A study. conducted by neuroscientists Patricia Conrod, Steven Laviolette, Iris Balodis and Jibran Khokhar, has found that cannabis use could lead to cognitive abnormalities, inhibitory control and impairments in working memory in an adolescent brain.
The research, showcased at the 13th Annual Canadian Neuroscience Meeting, was broken up into segments for better understanding.
Dr. Patricia Conrod, at Université de Montréal, studied 3,826 7th grade students entering high school in 2012 and 2013 in the Greater Montreal region. They were assessed annually for a period of 4 years on cannabis and alcohol use and their cognitive function was evaluated using computerized cognitive tests.
Conrod and her fellow researchers found cannabis use to be linked to impairments in working memory and inhibitory control (self-control). Furthermore, the use of the drug was also linked to deficits in perceptual reasoning and memory recall.
Dr. Steven Laviolette, who studied the effects of delta-9-tetrahydrocannabinol or THC, the psychoactive compound in cannabis, in rodent animal models, demonstrated that adolescent exposure to tetrahydrocannabinol or THC induces changes inside a specific region of the brain called the prefrontal cortex (PFC) and in a brain circuit, the mesolimbic pathway. These changes closely resemble the abnormalities observed in Schizophrenia patients.
The team, however, was happy to find that the drugs that restore normal PFC function in early adulthood could reverse the repercussions of THC exposure in adolescents.
Interestingly, it was also seen that co-administering THC with drugs that prevent the THC-induced disruption in brain signaling pathways hindered the development of schizophrenia-like effects.

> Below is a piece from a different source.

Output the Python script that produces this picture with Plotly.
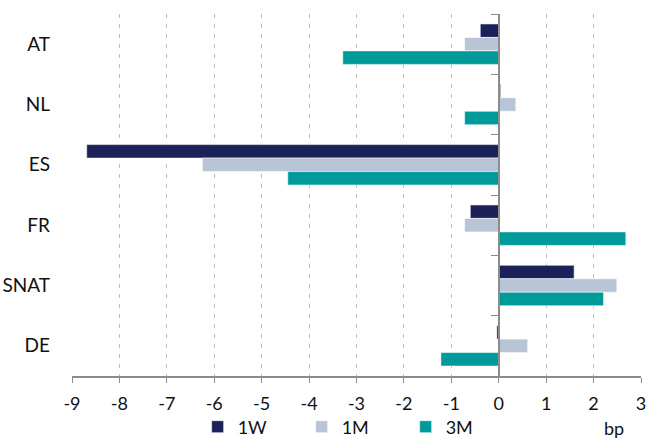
import plotly.graph_objects as go

categories = ["AT", "NL", "ES", "FR", "SNAT", "DE"]
w1 = [-0.39, 0.04, -8.69, -0.60, 1.59, -0.04]
m1 = [-0.72, 0.36, -6.25, -0.72, 2.49, 0.61]
m3 = [-3.29, -0.72, -4.45, 2.68, 2.21, -1.22]
series_names = ["1W", "1M", "3M"]
colors = ["#1B2259", "#B8C5D6", "#009A9A"]
x_ticks = list(range(-9, 4))
unit_label = "bp"

FONT = "Lato, sans-serif"
FS = 19
FS_SMALL = 18

W, H = 648, 439
ML, MR, MT, MB = 72.3, 6.5, 14, 63
PW, PH = W - ML - MR, H - MT - MB

fig = go.Figure()
for name, vals, col in zip(series_names, [w1, m1, m3], colors):
    fig.add_trace(go.Bar(
        y=categories, x=vals, name=name, orientation="h",
        marker=dict(color=col, line=dict(color="rgba(255,255,255,0.7)", width=0.8)),
    ))

# dummy trace to carry the axis drawn at x = 0
fig.add_trace(go.Scatter(x=[None], y=[None], yaxis="y2", showlegend=False, hoverinfo="skip"))

n = len(categories)
xmin, xmax = -9, 3
zero_pos = (0 - xmin) / (xmax - xmin)

fig.update_layout(
    width=W, height=H,
    margin=dict(l=ML, r=MR, t=MT, b=MB, pad=0),
    paper_bgcolor="white", plot_bgcolor="white",
    barmode="group", bargap=0.33, bargroupgap=0,
    font=dict(family=FONT, size=FS, color="#111111"),
    xaxis=dict(
        range=[xmin, xmax], tickvals=x_ticks, ticktext=[str(v) for v in x_ticks],
        showgrid=True, gridcolor="#BDBDBD", griddash="4px,6px", gridwidth=1,
        zeroline=False, showline=True, linecolor="#8C8C8C", linewidth=1.5,
        ticks="outside", ticklen=5, tickcolor="#8C8C8C",
        ticklabelstandoff=6, automargin=False, ticklabeloverflow="allow",
        tickfont=dict(family=FONT, size=FS_SMALL, color="#111111"),
    ),
    yaxis=dict(
        categoryorder="array", categoryarray=categories,
        range=[n - 0.5, -0.5],
        showgrid=False, zeroline=False, showline=False, ticks="",
        ticklabelstandoff=21, automargin=False,
        tickfont=dict(family=FONT, size=FS, color="#111111"),
    ),
    yaxis2=dict(
        overlaying="y", anchor="free", position=zero_pos, side="left",
        range=[n - 0.5, -0.5],
        tickvals=[i - 0.5 for i in range(n + 1)],
        showticklabels=False, ticks="outside", ticklen=7, tickcolor="#8C8C8C",
        showline=True, linecolor="#8C8C8C", linewidth=1.5,
        showgrid=False, zeroline=False, automargin=False,
    ),
    legend=dict(
        orientation="h", xref="paper", x=(198 - ML) / PW, xanchor="left",
        yref="container", y=1 - 427 / H, yanchor="middle",
        entrywidth=59, entrywidthmode="pixels",
        font=dict(family=FONT, size=FS_SMALL, color="#111111"),
        itemwidth=30, bgcolor="rgba(0,0,0,0)", traceorder="normal",
        borderwidth=0,
    ),
    annotations=[dict(
        text=unit_label, xref="paper", yref="paper",
        x=(614 - ML) / PW, y=-(428 - (MT + PH)) / PH,
        showarrow=False, xanchor="center", yanchor="middle",
        font=dict(family=FONT, size=FS_SMALL, color="#111111"),
    )],
)

fig.write_html("out.html", config={"displayModeBar": False},
               post_script="document.body.style.margin='0';")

Dr. Iris Balodis, from McMaster University, looked at the mechanisms which motivate individuals to act and make decisions that can go against a person’s best interest, as generally witnessed in people suffering from addiction. For this, he created an activity where subjects (both cannabis users and non-users) could choose between an easy and a hard task, which, when completed successfully, will fetch them cash rewards – more cash for the harder tasks.
During the activity, Balodis and her team looked at the differences in activity in different brain regions by functional magnetic resonance imaging. Initial findings showed that there are differences in encoding the value of the reward (money) and of the effort cost (amount of work done) in individuals addicted to marijuana relative to healthy controls.